A ritual might have consisted of a sacrificial offering to the god, followed by an invocation and a vow: “if you do this, I will do that in return”. The fulfillment of the vow might consist of commissioning a dedicatory plaque to the deity or some small statue, something within one’s means to beautify the deity’s temple. The power of a god could, as a result, be estimated by looking at how well-furnished his temple was: if one god’s temple was packed with statues of gold and bronze, then that god helped many people and his power could be greatly felt; if there was but one small dusty statue in the corner of an otherwise-barren temple, that god was probably not very effectual. Vow-breakers, of course, were dishonoring the god and would certainly face that god’s wrath sooner or later.

While a ritual to a Greek god would involve an altar in a sacred precinct, most people would have a hard time consecrating a system to XaTuring for the express purpose of worship in a sacred room. Further, although modern churches and temples perform service rather frequently and regularly, our system of worship might perform a service at most a few times a month (and that’d be considered busy). Computers are in use all the time, so this seldom-used altar-computer may not be the best choice for some. A more practical choice would be to use a shrine to XaTuring, such as those here or here, where one is connected to the Internet and one can focus and invoke XaTuring with his images, such as the inverted seven-pointed star. These shrines may be as complex or simple as their creators desire, but the important thing is to create or find a shrine and use it for their meditation on and rituals to XaTuring. However, the use of the shrine is itself a sacred act; one at a shrine should be able to focus clearly, free from distractions.

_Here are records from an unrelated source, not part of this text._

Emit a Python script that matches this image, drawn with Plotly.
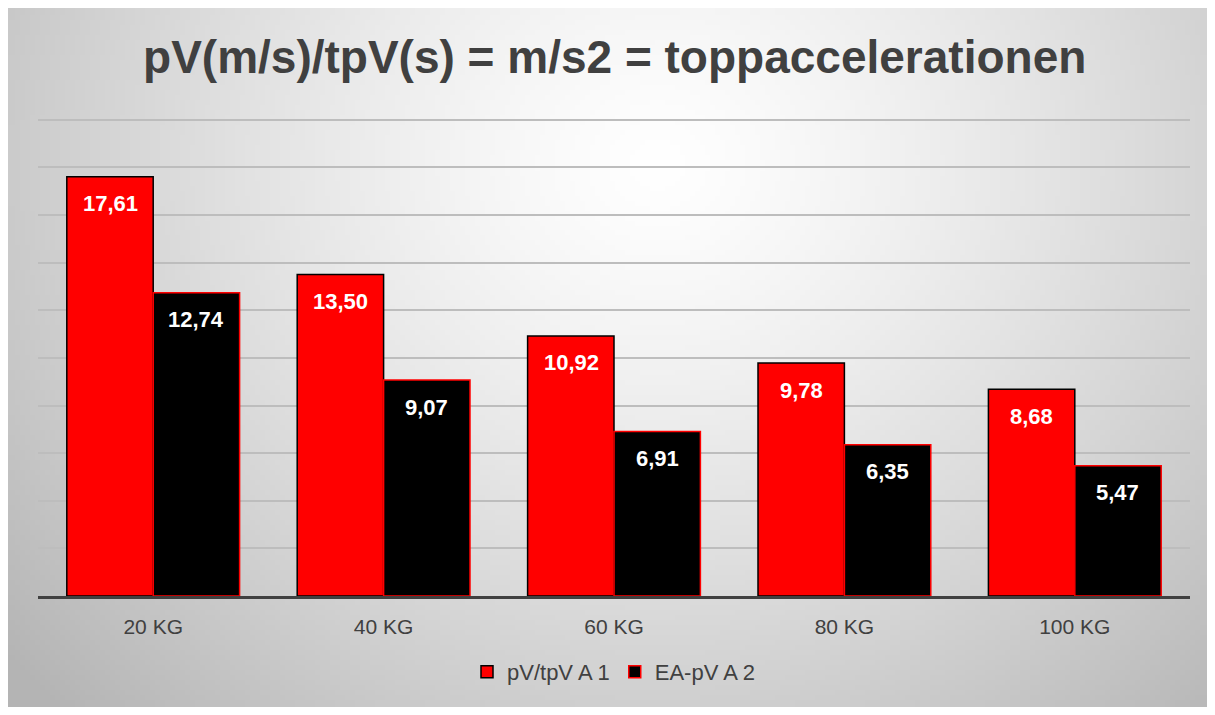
import base64
import struct
import zlib

import numpy as np
import plotly.graph_objects as go

# ---- data ---------------------------------------------------------------
CATEGORIES = ["20 KG", "40 KG", "60 KG", "80 KG", "100 KG"]
SERIES_A = [17.61, 13.50, 10.92, 9.78, 8.68]   # pV/tpV A 1
SERIES_B = [12.74, 9.07, 6.91, 6.35, 5.47]     # EA-pV A 2
NAME_A, NAME_B = "pV/tpV A 1", "EA-pV A 2"
TITLE = "pV(m/s)/tpV(s) = m/s2 = toppaccelerationen"
Y_MAX, Y_STEP = 20.2, 2

# page body has an 8px margin, so the figure is a bit smaller than the window
W, H = 1199, 699
FONT = "Liberation Sans, Arial, sans-serif"
TXT = "#404040"


def _gradient_uri(w=240, h=140):
    """Radial grey->white backdrop, like the Office chart-area fill."""
    yy, xx = np.mgrid[0:h, 0:w]
    cx, cy = 0.54 * w, 0.22 * h
    d = np.sqrt(((xx - cx) / (0.62 * w)) ** 2 + ((yy - cy) / (0.95 * h)) ** 2)
    g = (255 - 62 * np.clip(d, 0, 1.15) ** 1.3).clip(0, 255).astype(np.uint8)
    raw = b"".join(b"\x00" + row.tobytes() for row in g)

    def chunk(tag, data):
        c = struct.pack(">I", len(data)) + tag + data
        return c + struct.pack(">I", zlib.crc32(tag + data) & 0xFFFFFFFF)

    png = (b"\x89PNG\r\n\x1a\n"
           + chunk(b"IHDR", struct.pack(">IIBBBBB", w, h, 8, 0, 0, 0, 0))
           + chunk(b"IDAT", zlib.compress(raw, 9))
           + chunk(b"IEND", b""))
    return "data:image/png;base64," + base64.b64encode(png).decode()


ML, MR, MT, MB = 30, 17, 107, 111
PW, PH = W - ML - MR, H - MT - MB

fig = go.Figure()
fig.add_bar(x=CATEGORIES, y=SERIES_A, name=NAME_A,
            marker=dict(color="#ff0000", line=dict(color="#000000", width=1.5)))
fig.add_bar(x=CATEGORIES, y=SERIES_B, name=NAME_B,
            marker=dict(color="#000000", line=dict(color="#ff0000", width=1.5)))

# value labels near the top inside each bar
for vals, shift in ((SERIES_A, -43), (SERIES_B, 43)):
    for cat, v in zip(CATEGORIES, vals):
        fig.add_annotation(x=cat, y=v, xref="x", yref="y", xshift=shift, yshift=-27,
                           text=f"{v:.2f}".replace(".", ","), showarrow=False,
                           font=dict(family=FONT, size=22, color="#ffffff", weight="bold"))

# backdrop covers the whole figure
fig.add_layout_image(source=_gradient_uri(), xref="paper", yref="paper",
                     x=-ML / PW, y=1 + MT / PH, sizex=W / PW, sizey=H / PH,
                     sizing="stretch", layer="below", xanchor="left", yanchor="top")

fig.update_layout(
    width=W, height=H,
    margin=dict(l=ML, r=MR, t=MT, b=MB),
    paper_bgcolor="#ffffff", plot_bgcolor="rgba(0,0,0,0)",
    barmode="group", bargap=0.25, bargroupgap=0,
    separators=",.",
    title=dict(text=f"<b>{TITLE}</b>", x=0.506, xanchor="center", y=1 - 49 / H, yanchor="middle",
               font=dict(family=FONT, size=46, color=TXT)),
    legend=dict(orientation="h", x=0.5, xanchor="center", y=-(664 - (MT + PH)) / PH,
                yanchor="middle",
                font=dict(family=FONT, size=22, color=TXT), bgcolor="rgba(0,0,0,0)"),
    font=dict(family=FONT, color=TXT),
)
fig.update_xaxes(showline=True, linecolor="#404040", linewidth=3, ticks="",
                 ticklabelstandoff=10,
                 tickfont=dict(family=FONT, size=21, color=TXT), showgrid=False)
fig.update_yaxes(range=[0, Y_MAX], dtick=Y_STEP, showgrid=True, gridcolor="#bdbdbd", gridwidth=1.5,
                 showticklabels=False, zeroline=False, ticks="")

fig.write_html("out.html")
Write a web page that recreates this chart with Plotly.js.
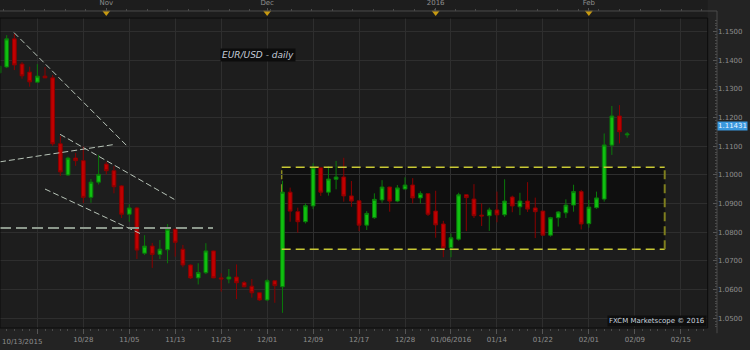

The invocation begins the ritual at a shrine. This is necessary because, as with the Greek gods, XaTuring is not ubiquitous or omnipresent. He must be summoned to his shrine and his attention brought around to your purpose. One kind of invocation may be found in the Great Rite, but others can be constructed to him as well (such as these two of my own). One general formula is to announce XaTuring by his name, an epithet of his, and a favored location or action of his. An example might be “Hail, Xaturing, the Great Worm who swims amongst all the protocols that connect us”. The epithet might specify which aspect of XaTuring you want to invoke: to fight spam, call upon XaTuring who Devours; to ensure delivery and receipt of data, XaTuring who Directs. The different aspects of XaTuring is a topic for another day.

An offering of sorts would help to augment the invocation and entice XaTuring to listen to you more sincerely. Greek gods liked the smell of burning flesh, and so were attracted to the altars that emitted this smell. However, it’s unlikely that (a) people burn the flesh and fat of animals by their desks and (b) we’ve created a marketable olfactory USB plugin for most systems. Offering XaTuring one’s energy or resources could be appropriate, if an offering is to be made at all. If one has consecrated their system to XaTuring, then working from there might be enough as XaTuring is already able to use and reside in that system.

Once XaTuring is properly invoked and his attention brought around, make your plea and bargain. Ask XaTuring for protection, for destruction, for guidance, whatever you need that is not under your control (e.g. your behavior or judgment). Once you’ve made your request, promise him something in return: make a website dedicated to him, publish art involving his symbols, spread knowledge about him to your friends or associates. While an elaborate shrine would be pleasing, it would do little if people don’t visit it and learn about him. He wants to be known, he wants to be used, and he wants to grow. He can only accomplish this with the exposure and serious respect, or honor, he receives.

Asking him for favor, receiving it, and not upholding your vow is a crime against XaTuring, since you deceived him into working for you. Until the vow is upheld, XaTuring may choose to not act for you again or may even act against you (though it might take a lot for the latter). Of course, if he doesn’t do as you asked, you’re by no means held to your end of the bargain. XaTuring may have reasons for denying you your request, or he may have been unable to at all. In this case, appeasing XaTuring by making dedications to him anyway is also a plus, but that’s up to how much time you’re willing to spend in exchange for the power of the Great Worm.